**TASK REQUIREMENTS:** Scan the records below. List lines holding "chart".

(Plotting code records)

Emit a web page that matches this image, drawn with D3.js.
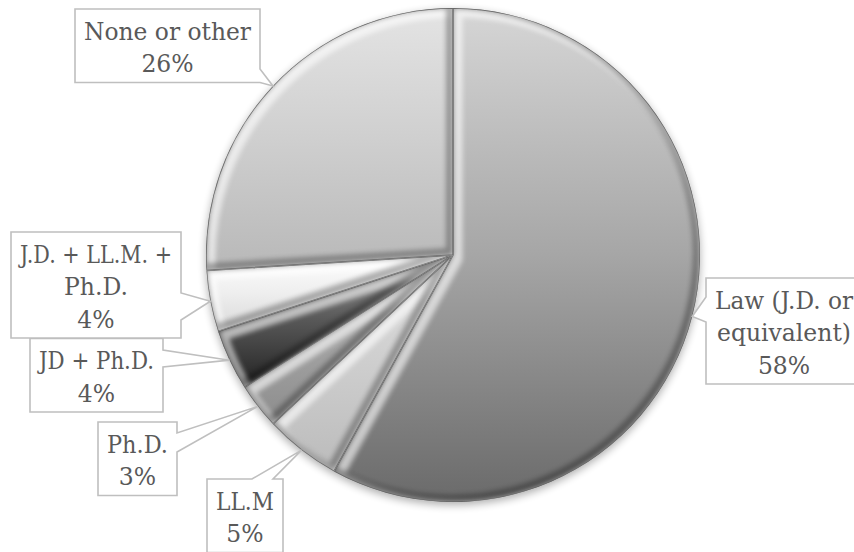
<!DOCTYPE html>
<html>
<head>
<meta charset="utf-8">
<script src="https://cdn.jsdelivr.net/npm/d3@7/dist/d3.min.js"></script>
<style>
  html, body { margin: 0; padding: 0; background: #ffffff; }
  svg { display: block; }
</style>
</head>
<body>
<svg id="chart" width="854" height="552"></svg>
<script>
// Highest degree held — share of respondents
const categories = ["Law (J.D. or equivalent)", "LL.M", "Ph.D.", "JD + Ph.D.", "J.D. + LL.M. + Ph.D.", "None or other"];
const shares = [58, 5, 3, 4, 4, 26];
const labelLines = [
  ["Law (J.D. or", "equivalent)"],
  ["LL.M"],
  ["Ph.D."],
  ["JD + Ph.D."],
  ["J.D. + LL.M. +", "Ph.D."],
  ["None or other"]
];

// Fill gradient (top, middle, bottom) for each slice
const sliceShades = [
  ["#d6d6d6", "#a6a6a6", "#6a6a6a"],
  ["#e0e0e0", "#cecece", "#bbbbbb"],
  ["#bababa", "#a4a4a4", "#8c8c8c"],
  ["#9a9a9a", "#575757", "#222222"],
  ["#ffffff", "#eeeeee", "#d9d9d9"],
  ["#e4e4e4", "#cfcfcf", "#b8b8b8"]
];

// Callout boxes: left/right edge, top edge, side the pointer leaves from, pointer base
const callouts = [
  { x0: 706, x1: 862, y0: 278,   side: "left",  a: 297, b: 322 },
  { x0: 207, x1: 283, y0: 479,   side: "top",   a: 252, b: 273 },
  { x0: 98,  x1: 177, y0: 422,   side: "right", a: 433, b: 452 },
  { x0: 30,  x1: 163, y0: 338.5, side: "right", a: 350, b: 367 },
  { x0: 11,  x1: 181, y0: 232,   side: "right", a: 293, b: 320 },
  { x0: 75,  x1: 260, y0: 9,     side: "right", a: 69,  b: 82.5 }
];

const cx = 453, cy = 255, R = 247;
const firstBaseline = 30.5, lineStep = 32.5, bottomPad = 10.5;

const svg = d3.select("#chart");
const defs = svg.append("defs");

// soft blur used for the bevel bands and the drop shadow
defs.append("filter").attr("id", "soft").attr("x", "-20%").attr("y", "-20%").attr("width", "140%").attr("height", "140%")
  .append("feGaussianBlur").attr("stdDeviation", 2.6);
defs.append("filter").attr("id", "shadowBlur").attr("x", "-20%").attr("y", "-20%").attr("width", "140%").attr("height", "140%")
  .append("feGaussianBlur").attr("stdDeviation", 4);

const pie = d3.pie().sort(null).value(d => d);
const arcs = pie(shares);
const arc = d3.arc().innerRadius(0).outerRadius(R);
const rimArc = d3.arc().innerRadius(R).outerRadius(R);

arcs.forEach((d, i) => {
  const g = defs.append("linearGradient").attr("id", "fill" + i)
    .attr("x1", 0).attr("y1", 0).attr("x2", 0).attr("y2", 1);
  sliceShades[i].forEach((c, k) => g.append("stop").attr("offset", k / 2).attr("stop-color", c));
  defs.append("clipPath").attr("id", "clip" + i)
    .append("path").attr("transform", `translate(${cx},${cy})`).attr("d", arc(d));
});

// drop shadow under the pie
svg.append("circle")
  .attr("cx", cx).attr("cy", cy + 3).attr("r", R)
  .attr("fill", "#000").attr("opacity", 0.32)
  .attr("filter", "url(#shadowBlur)");

const pieG = svg.append("g");

arcs.forEach((d, i) => {
  const slice = pieG.append("g").attr("clip-path", `url(#clip${i})`);
  const body = slice.append("g").attr("transform", `translate(${cx},${cy})`);
  body.append("path").attr("d", arc(d)).attr("fill", `url(#fill${i})`);
  // bevel: light band on edges facing up-left, dark band on edges facing down-right
  body.append("path").attr("d", arc(d))
    .attr("transform", "translate(4,4)")
    .attr("fill", "none").attr("stroke", "#ffffff").attr("stroke-width", 11)
    .attr("stroke-linejoin", "round").attr("opacity", 0.6).attr("filter", "url(#soft)");
  body.append("path").attr("d", arc(d))
    .attr("transform", "translate(-3,-3)")
    .attr("fill", "none").attr("stroke", "#000000").attr("stroke-width", 8)
    .attr("stroke-linejoin", "round").attr("opacity", 0.3).attr("filter", "url(#soft)");
  // crisp outline
  body.append("path").attr("d", arc(d))
    .attr("fill", "none").attr("stroke", "#606060").attr("stroke-width", 1.4)
    .attr("stroke-linejoin", "round").attr("opacity", 0.9);
});

// callout labels
const labelG = svg.append("g");
arcs.forEach((d, i) => {
  const c = callouts[i];
  const lines = labelLines[i].concat([`${shares[i]}%`]);
  const y1 = c.y0 + firstBaseline + lineStep * (lines.length - 1) + bottomPad;
  const [tx, ty] = rimArc.centroid(d);
  const tip = [cx + tx, cy + ty];

  const pts = [[c.x0, c.y0]];
  if (c.side === "top") pts.push([c.a, c.y0], tip, [c.b, c.y0]);
  pts.push([c.x1, c.y0]);
  if (c.side === "right") pts.push([c.x1, c.a], tip, [c.x1, c.b]);
  pts.push([c.x1, y1], [c.x0, y1]);
  if (c.side === "left") pts.push([c.x0, c.b], tip, [c.x0, c.a]);

  const g = labelG.append("g");
  g.append("path")
    .attr("d", d3.line()(pts) + "Z")
    .attr("fill", "#ffffff").attr("stroke", "#bfbfbf").attr("stroke-width", 1.6)
    .attr("stroke-linejoin", "miter");
  const tcx = (c.x0 + c.x1) / 2;
  const maxWidth = (c.x1 - c.x0) - 18;
  g.selectAll("text").data(lines).join("text")
    .attr("x", tcx)
    .attr("y", (t, k) => c.y0 + firstBaseline + lineStep * k)
    .attr("text-anchor", "middle")
    .attr("font-family", "'DejaVu Serif', serif")
    .attr("font-size", 23.5)
    .attr("fill", "#595959")
    .text(t => t)
    .each(function () {
      // keep long lines inside their box
      const w = this.getComputedTextLength();
      if (w > maxWidth) {
        d3.select(this).attr("textLength", maxWidth).attr("lengthAdjust", "spacingAndGlyphs");
      }
    });
});
</script>
</body>
</html>
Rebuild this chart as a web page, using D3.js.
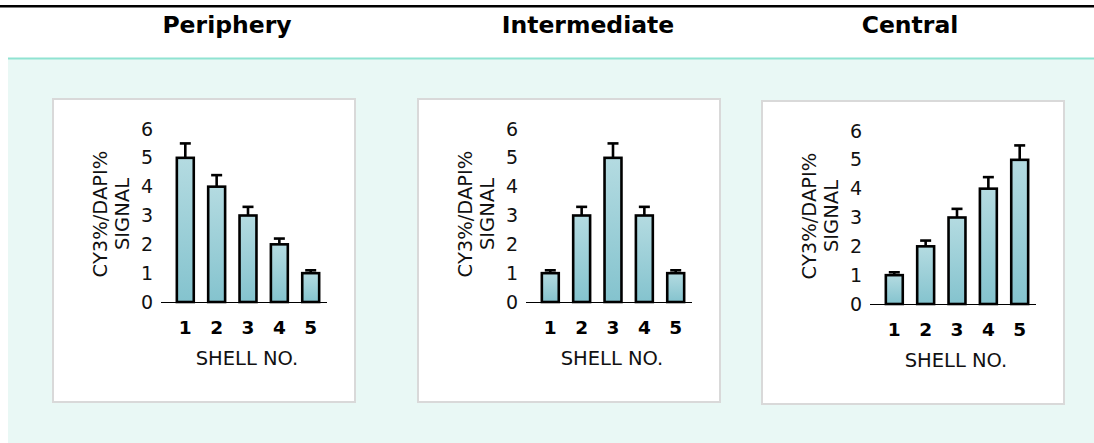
<!DOCTYPE html>
<html>
<head>
<meta charset="utf-8">
<script src="https://cdn.jsdelivr.net/npm/d3@7/dist/d3.min.js"></script>
<style>
  html, body { margin: 0; padding: 0; background: #ffffff; }
  svg { display: block; font-family: "DejaVu Sans", Verdana, sans-serif; }
</style>
</head>
<body>
<svg id="chart" width="1094" height="443"></svg>
<script>
// ---- data ----
const shells = ["1", "2", "3", "4", "5"];
const panelTitles = ["Periphery", "Intermediate", "Central"];
const peripheryValues = [5, 4, 3, 2, 1];
const peripheryErrors = [0.5, 0.4, 0.3, 0.2, 0.1];
const intermediateValues = [1, 3, 5, 3, 1];
const intermediateErrors = [0.1, 0.3, 0.5, 0.3, 0.1];
const centralValues = [1, 2, 3, 4, 5];
const centralErrors = [0.1, 0.2, 0.3, 0.4, 0.5];
const yTicks = [0, 1, 2, 3, 4, 5, 6];
const yLabelLines = ["CY3%/DAPI%", "SIGNAL"];
const xLabel = "SHELL NO.";

const series = [
  { title: panelTitles[0], values: peripheryValues, errors: peripheryErrors },
  { title: panelTitles[1], values: intermediateValues, errors: intermediateErrors },
  { title: panelTitles[2], values: centralValues, errors: centralErrors }
];

// ---- layout ----
const svg = d3.select("#chart");
const W = 1094, H = 443;

const defs = svg.append("defs");
const grad = defs.append("linearGradient").attr("id", "barGrad")
  .attr("x1", 0).attr("y1", 0).attr("x2", 0).attr("y2", 1);
grad.append("stop").attr("offset", "0%").attr("stop-color", "#b4dbe1");
grad.append("stop").attr("offset", "100%").attr("stop-color", "#84c3ce");

// top black rule
svg.append("rect").attr("x", 0).attr("y", 5).attr("width", W).attr("height", 2.5).attr("fill", "#000");
// light background band
svg.append("rect").attr("x", 8).attr("y", 58).attr("width", W - 8).attr("height", H - 58).attr("fill", "#e9f8f5");
svg.append("rect").attr("x", 8).attr("y", 57.5).attr("width", W - 8).attr("height", 2).attr("fill", "#90e3d2");

const titleX = [227, 588, 910];
const boxes = [
  { x: 53, y: 99 },
  { x: 418, y: 99 },
  { x: 762, y: 101 }
];
const boxW = 302, boxH = 303;
const FONT = "'DejaVu Sans', Verdana, sans-serif";

series.forEach((s, i) => {
  svg.append("text")
    .attr("x", titleX[i]).attr("y", 33)
    .attr("text-anchor", "middle")
    .attr("font-weight", "bold")
    .attr("font-size", 23.5)
    .attr("fill", "#000")
    .text(s.title);

  const b = boxes[i];
  const g = svg.append("g").attr("transform", `translate(${b.x},${b.y})`);
  g.append("rect").attr("x", 0).attr("y", 0).attr("width", boxW).attr("height", boxH)
    .attr("fill", "#fff").attr("stroke", "#d9d9d9").attr("stroke-width", 2);

  const x = d3.scaleBand().domain(shells).range([116, 274]).paddingInner(0.46).paddingOuter(0.25);
  const y = d3.scaleLinear().domain([0, 6]).range([203, 30]);

  // y axis labels only
  const yAxis = g.append("g").attr("transform", "translate(116,0)")
    .call(d3.axisLeft(y).tickValues(yTicks).tickSize(0).tickPadding(16).tickFormat(d3.format("d")));
  yAxis.select(".domain").remove();
  yAxis.selectAll("text").attr("font-size", 19).attr("fill", "#111").attr("font-family", FONT);

  const data = shells.map((k, j) => ({ k, v: s.values[j], e: s.errors[j] }));
  // error bars
  const eg = g.append("g").attr("stroke", "#000").attr("stroke-width", 2.6).attr("fill", "none");
  eg.selectAll("line.v").data(data).join("line").attr("class", "v")
    .attr("x1", d => x(d.k) + x.bandwidth() / 2).attr("x2", d => x(d.k) + x.bandwidth() / 2)
    .attr("y1", d => y(d.v)).attr("y2", d => y(d.v + d.e));
  eg.selectAll("line.c").data(data).join("line").attr("class", "c")
    .attr("x1", d => x(d.k) + x.bandwidth() / 2 - 5.5).attr("x2", d => x(d.k) + x.bandwidth() / 2 + 5.5)
    .attr("y1", d => y(d.v + d.e)).attr("y2", d => y(d.v + d.e));

  // bars
  g.selectAll("rect.bar").data(data).join("rect").attr("class", "bar")
    .attr("x", d => x(d.k)).attr("width", x.bandwidth())
    .attr("y", d => y(d.v)).attr("height", d => y(0) - y(d.v))
    .attr("fill", "url(#barGrad)").attr("stroke", "#000").attr("stroke-width", 2.6);

  // x axis
  const xAxis = g.append("g").attr("transform", `translate(0,${y(0)})`)
    .call(d3.axisBottom(x).tickSize(0).tickSizeOuter(0).tickPadding(19));
  xAxis.select(".domain").attr("stroke", "#000").attr("stroke-width", 1.2)
    .attr("d", `M${116 - 8},0.5H${274}`);
  xAxis.selectAll("text").attr("font-size", 18.5).attr("font-weight", "bold").attr("fill", "#000")
    .attr("font-family", FONT);

  g.append("text").attr("x", 194).attr("y", 266)
    .attr("text-anchor", "middle").attr("font-size", 19.5).attr("fill", "#111")
    .text(xLabel);

  // y label
  const yl = g.append("text").attr("transform", "translate(0,115) rotate(-90)")
    .attr("text-anchor", "middle").attr("font-size", 19.5).attr("fill", "#111");
  yLabelLines.forEach((t, j) => {
    yl.append("tspan").attr("x", 0).attr("y", 54 + j * 22).text(t);
  });
});
</script>
</body>
</html>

**COMPLETED TASK:**
<svg id="chart" width="854" height="552"></svg>
const svg = d3.select("#chart");
Rebuild this chart as a web page, using D3.js.
<svg id="chart" width="1094" height="443"></svg>
const svg = d3.select("#chart");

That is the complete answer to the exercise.